The Internet has added a new dimension to this story of time and choice.
In his book, The Shallows, Nicholas Carr demonstrates that the Internet makes us lazy because we know we can use it as a resource at any point. We know we can go there to find something out and that creates less of an imperative to read, learn and remember. This means newspapers and their websites have less ability to fight for people’s attention when there is so much else to do.
A good quote to illustrate this comes from David Brooks, the New York Times columnist who wrote this about the nature of the Internet, “I had thought that the magic of the information age was that it allowed us to know more but then I realised that the magic of the information age is that it allows us to know less. It provides us with external cognitive servants – silicon memory systems, collaborative online filters, consumer preference algorithms and networked knowledge. We can burden these servants and liberate ourselves”.
This ”laziness” theme is taken up in the Post Industrial Journalism report, written by the academics of the journalism schools in America. They make this point;
“Publishers also typically engage in horizontal integration, bundling hard news with horoscopes, gossip, recipes, sports. Simple inertia meant anyone who had tuned into a broadcast or picked up a publication for one particular story would keep watching or reading whatever else was in the bundle. Though this was often called loyalty, in most cases it was just laziness—the path of least resistance meant that reading another good-enough story in the local paper was easier than seek- ing out an excellent story in a separate publication.
The web wrecks horizontal integration. Prior to the web, having a dozen good- but-not-great stories in one bundle used to be enough to keep someone from hunting for the dozen best stories in a dozen different publications. In a world of links and feeds, however, it is often easier to find the next thing you read, watch or listen to from your friends than it is to stick with any given publication.
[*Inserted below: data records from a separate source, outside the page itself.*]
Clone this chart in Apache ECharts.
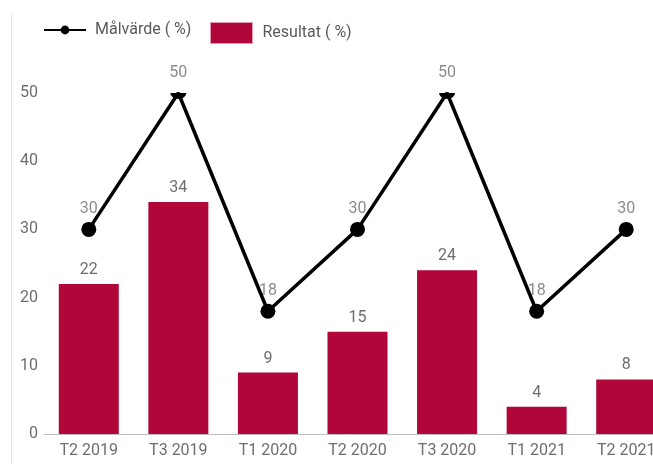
<!DOCTYPE html>
<html>
<head>
<meta charset="utf-8">
<script src="https://cdn.jsdelivr.net/npm/echarts@6/dist/echarts.min.js"></script>
<style>
  html, body { margin: 0; padding: 0; background: #fff; }
  #chart { width: 653px; height: 464px; }
</style>
</head>
<body>
<div id="chart"></div>
<script>
// Periods on the x axis
const periods = ['T2 2019', 'T3 2019', 'T1 2020', 'T2 2020', 'T3 2020', 'T1 2021', 'T2 2021'];
// Target values (%)
const target = [30, 50, 18, 30, 50, 18, 30];
// Achieved results (%)
const result = [22, 34, 9, 15, 24, 4, 8];
// Value axis ticks
const yTicks = [0, 10, 20, 30, 40, 50];

const Y_MIN = yTicks[0];
const Y_MAX = yTicks[yTicks.length - 1];
const Y_STEP = yTicks[1] - yTicks[0];

const FONT = 'Roboto';
const TEXT_GREY = '#6e6e6e';
const BAR_RED = '#b0063a';

// Points sitting on the top edge of the plot are cut flat by the plot border
const HALF_DISC = 'path://M0,0 L14,0 A7,7 0 0,1 0,0 Z';
const targetData = target.map(v => v >= Y_MAX
  ? { value: v, symbol: HALF_DISC, symbolSize: [16, 6], symbolOffset: [0, 3] }
  : v);

const chart = echarts.init(document.getElementById('chart'), null, { renderer: 'canvas' });

chart.setOption({
  animation: false,
  backgroundColor: '#fff',
  textStyle: { fontFamily: FONT },
  graphic: [{
    type: 'line',
    shape: { x1: 11.5, y1: 13, x2: 11.5, y2: 464 },
    style: { stroke: '#e6e6e6', lineWidth: 1 },
    silent: true
  }],
  legend: [{
    data: ['Målvärde ( %)'],
    left: 43, top: 22, padding: 0,
    itemWidth: 42, itemHeight: 11,
    textStyle: { color: '#5a5a5a', fontSize: 16, fontFamily: FONT, padding: [0, 0, 0, 4] }
  }, {
    data: [{ name: 'Resultat ( %)', icon: 'rect' }],
    left: 210, top: 22, padding: 0,
    itemWidth: 42, itemHeight: 21,
    itemStyle: { borderColor: '#e59aaf', borderWidth: 1 },
    textStyle: { color: '#5a5a5a', fontSize: 16, fontFamily: FONT, padding: [0, 0, 0, 5] }
  }],
  // the last period runs past the right edge of the canvas
  grid: { left: 44, top: 93, width: 627, bottom: 30, containLabel: false, outerBoundsMode: 'none' },
  xAxis: {
    type: 'category',
    data: periods,
    boundaryGap: true,
    axisLine: { show: true, lineStyle: { color: '#bdbdbd', width: 1 } },
    axisTick: { show: false },
    axisLabel: { color: TEXT_GREY, fontSize: 16, fontFamily: FONT, margin: 9 },
    splitLine: { show: false }
  },
  yAxis: {
    type: 'value',
    min: Y_MIN, max: Y_MAX, interval: Y_STEP,
    axisLine: { show: false },
    axisTick: { show: false },
    splitLine: { show: false },
    axisLabel: { color: TEXT_GREY, fontSize: 16, fontFamily: FONT, margin: 6 }
  },
  series: [{
    name: 'Resultat ( %)',
    type: 'bar',
    data: result,
    barWidth: 60,
    itemStyle: { color: BAR_RED },
    label: {
      show: true, position: 'top', distance: 6,
      color: TEXT_GREY, fontSize: 16, fontFamily: FONT
    },
    z: 2
  }, {
    // value labels of the target line, kept underneath the line itself
    name: 'Målvärde labels',
    type: 'scatter',
    data: target,
    symbol: 'circle',
    symbolSize: 14,
    itemStyle: { color: 'rgba(0,0,0,0)' },
    label: {
      show: true, position: 'top', distance: 5,
      color: TEXT_GREY, fontSize: 16, fontFamily: FONT
    },
    silent: true,
    z: 1
  }, {
    name: 'Målvärde ( %)',
    type: 'line',
    data: targetData,
    symbol: 'circle',
    symbolSize: 15,
    showAllSymbol: true,
    lineStyle: { color: '#000', width: 3.5 },
    itemStyle: { color: '#000' },
    label: { show: false },
    z: 3
  }]
});
</script>
</body>
</html>
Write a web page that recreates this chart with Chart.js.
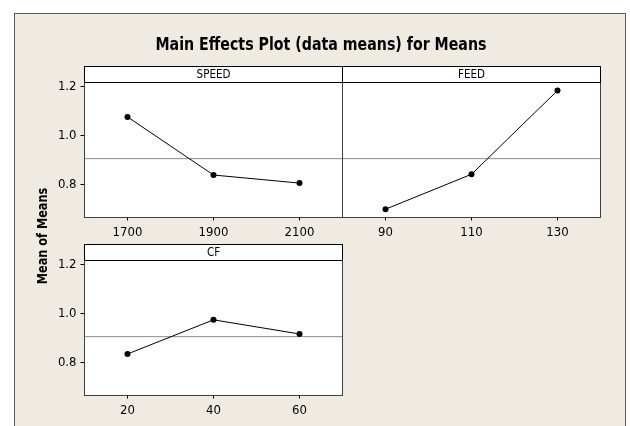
<!DOCTYPE html>
<html>
<head>
<meta charset="utf-8">
<script src="https://cdn.jsdelivr.net/npm/chart.js@4"></script>
<style>
  html, body { margin: 0; padding: 0; background: #ffffff; overflow: hidden; }
  #wrap { position: relative; width: 630px; height: 426px; overflow: hidden; }
  #frame { position: absolute; left: 14px; top: 13px; width: 610px; height: 500px;
           border: 1px solid #5a5a5a; background: rgb(239,235,226); }
  canvas { position: absolute; left: 0; top: 0; }
  #title { position: absolute; left: 0; width: 642px; top: 34px; line-height: 18px; text-align: center;
           font: bold 17px "DejaVu Sans Condensed", "DejaVu Sans", sans-serif; color: #000; white-space: nowrap;
           transform: scaleX(0.928); }
  #ytitle { position: absolute; left: -58px; top: 228px; width: 200px; line-height: 14px; text-align: center;
            font: bold 13.5px "DejaVu Sans Condensed", "DejaVu Sans", sans-serif; color: #000;
            transform: rotate(-90deg) scaleX(0.93); white-space: nowrap; }
</style>
</head>
<body>
<div id="wrap">
  <div id="frame"></div>
  <canvas id="c1" width="630" height="426"></canvas>
  <canvas id="c2" width="630" height="426"></canvas>
  <canvas id="c3" width="630" height="426"></canvas>
  <div id="title">Main Effects Plot (data means) for Means</div>
  <div id="ytitle">Mean of Means</div>
</div>
<script>
// ---- data ----
const speedLevels = [1700, 1900, 2100];
const speedMeans  = [1.076, 0.838, 0.805];
const feedLevels  = [90, 110, 130];
const feedMeans   = [0.698, 0.841, 1.184];
const cfLevels    = [20, 40, 60];
const cfMeans     = [0.834, 0.974, 0.916];
const grandMean   = 0.905;
const yTickValues = [0.8, 1.0, 1.2];
const yTickLabels = ['0.8', '1.0', '1.2'];
const speedTickLabels = ['1700', '1900', '2100'];
const feedTickLabels  = ['90', '110', '130'];
const cfTickLabels    = ['20', '40', '60'];
const panelNames = ['SPEED', 'FEED', 'CF'];

const FONT = '"DejaVu Sans Condensed", "DejaVu Sans", sans-serif';
const STRIP_H = 16;

const panelPlugin = {
  id: 'panel',
  beforeDraw(chart, args, opts) {
    const { ctx, chartArea: a } = chart;
    ctx.save();
    ctx.fillStyle = '#ffffff';
    ctx.fillRect(a.left, a.top - STRIP_H, a.right - a.left, a.bottom - a.top + STRIP_H);
    ctx.restore();
  },
  afterDraw(chart, args, opts) {
    const { ctx, chartArea: a } = chart;
    ctx.save();
    // panel border
    ctx.strokeStyle = '#404040';
    ctx.lineWidth = 1;
    ctx.strokeRect(a.left, a.top, a.right - a.left, a.bottom - a.top);
    // strip
    ctx.strokeStyle = '#000000';
    ctx.strokeRect(a.left, a.top - STRIP_H, a.right - a.left, STRIP_H);
    ctx.fillStyle = '#000000';
    ctx.font = '11.5px ' + FONT;
    ctx.textAlign = 'center';
    ctx.textBaseline = 'middle';
    ctx.fillText(opts.label, (a.left + a.right) / 2, a.top - STRIP_H / 2 + 0.5);
    ctx.restore();
  }
};

function makePanel(id, levels, means, tickLabels, xmin, xmax, label, showY, pad) {
  const yScale = {
    type: 'linear', min: 0.664, max: 1.217, display: showY,
    afterBuildTicks: s => { s.ticks = yTickValues.map(v => ({ value: v })); },
    afterFit: s => { s.width = showY ? 40 : 0; },
    grid: { display: true, drawOnChartArea: false, drawTicks: true, tickLength: 4, color: '#000', lineWidth: 1 },
    border: { display: false },
    ticks: {
      padding: 4, color: '#000', font: { family: FONT, size: 13 },
      callback: (v) => { const i = yTickValues.indexOf(v); return i >= 0 ? yTickLabels[i] : ''; }
    }
  };
  return new Chart(document.getElementById(id), {
    type: 'scatter',
    data: {
      datasets: [
        {
          data: [{ x: xmin, y: grandMean }, { x: xmax, y: grandMean }],
          showLine: true, borderColor: '#8a8a8a', borderWidth: 1, pointRadius: 0, order: 2
        },
        {
          data: levels.map((x, i) => ({ x, y: means[i] })),
          showLine: true, borderColor: '#000', borderWidth: 1,
          pointRadius: 3, pointBackgroundColor: '#000', pointBorderWidth: 0, order: 1
        }
      ]
    },
    options: {
      responsive: false, animation: false, devicePixelRatio: 1,
      layout: { autoPadding: false, padding: pad },
      plugins: { legend: { display: false }, tooltip: { enabled: false }, panel: { label } },
      scales: {
        x: {
          type: 'linear', min: xmin, max: xmax,
          afterBuildTicks: s => { s.ticks = levels.map(v => ({ value: v })); },
          afterFit: s => { s.height = 30; },
          grid: { display: true, drawOnChartArea: false, drawTicks: true, tickLength: 3, color: '#000', lineWidth: 1 },
          border: { display: false },
          ticks: {
            padding: 4, color: '#000', maxRotation: 0, font: { family: FONT, size: 13 },
            callback: (v) => { const i = levels.indexOf(v); return i >= 0 ? tickLabels[i] : ''; }
          }
        },
        y: yScale
      }
    },
    plugins: [panelPlugin]
  });
}

makePanel('c1', speedLevels, speedMeans, speedTickLabels, 1600, 2200, panelNames[0], true,
  { left: 44.5, right: 287.5, top: 82.5, bottom: 178.5 });
makePanel('c2', feedLevels, feedMeans, feedTickLabels, 80, 140, panelNames[1], false,
  { left: 342.5, right: 29.5, top: 82.5, bottom: 178.5 });
makePanel('c3', cfLevels, cfMeans, cfTickLabels, 10, 70, panelNames[2], true,
  { left: 44.5, right: 287.5, top: 260.5, bottom: 0.5 });
</script>
</body>
</html>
Lazi- ness now favors unbundling; for many general interest news sites, the most common category of reader is one who views a single article in a month”.
So the story of time scarcity isn’t a simple one. People don’t always look time poor because they have time to take part in so many leisure and online activities. The story is about an increase in choice and the liberation of people from (or abandonment of) traditional behaviours. It is also about laziness. Laziness was once on the side of newspaper companies and their many pages and supplements. Now they are required to encourage consumers to fight their lazy instincts in order to continue to behave in a way that looks like loyalty.